Buddy film brings laughs to war-heavy box officePeriod epics have dominated theaters over the past week, as evidenced by the blockbuster performances of “The Battleship Island” and “Dunkirk.”
But for those looking for something lighter amid the flood of grandiose war films, the upcoming film “Midnight Runners” may be a fine choice.
Starring Park Seo-jun and Kang Ha-neul, the movie revolves around two students Gi-jun (Park) and Hui-yeol (Kang) from Korean National Police University, who take a kidnapping case of a high school girl into their own hands.
Frustrated by the police’s slow-paced investigation, the two roll up their sleeves to track down the criminals, who are found to have been exploiting young girls by selling them off to an obstetrician who forcefully retrieves their eggs.
Park and Kang are portrayed as students with contrasting personalities - Park as instinctive and Kang as smart and careful - which often brings the laughs in the film.
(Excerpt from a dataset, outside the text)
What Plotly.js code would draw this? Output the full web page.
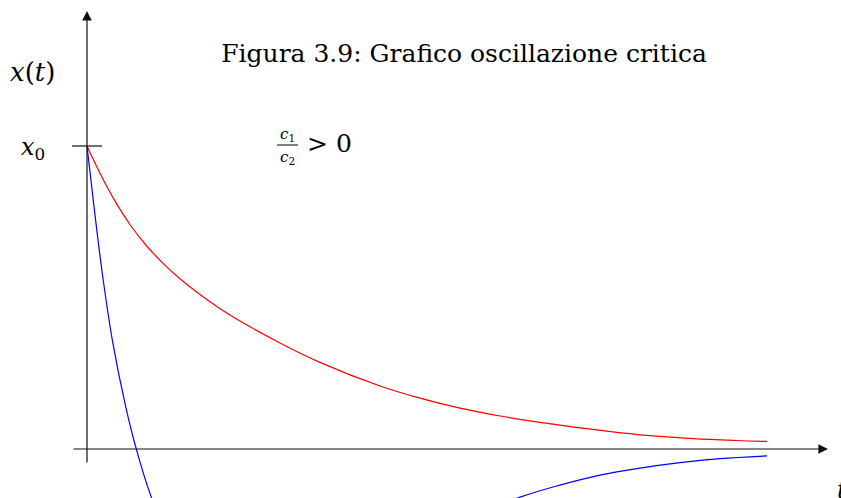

“The most crucial point of the film was to depict the two stars like neighborhood friends,” said director Kim Ju-hwan during a press preview held earlier this week. “I let them act freely because I liked the pair’s natural chemistry more than the script I wrote for them.”
“Though the [story] seems very realistic, I think it also has fantasy elements that [helps audiences] to think about what kind of people are needed in society, and what youth and passion are. Perhaps the world could turn into a more reliable place to live in if there are young people [like the characters] in the real world,” the director explained.
The director developed the film’s main characters by observing Korean National Police University students over two years. “I wanted to show a different side of the police instead of trying to reveal the good or bad sides of public power.”
When Park first read the script, he found its humor to be different than what is commonly found in Korea.
“[The humor] more seemed to befit that of the U.S. But the director let us [improvise] after the mid-point of the shooting,” Park said.
“I think I am funnier [in the movie] than I actually am,” Kang said, attributing his performance to Park and the director.
The movie opens at theaters on Aug. 9, and is rated 15 and above.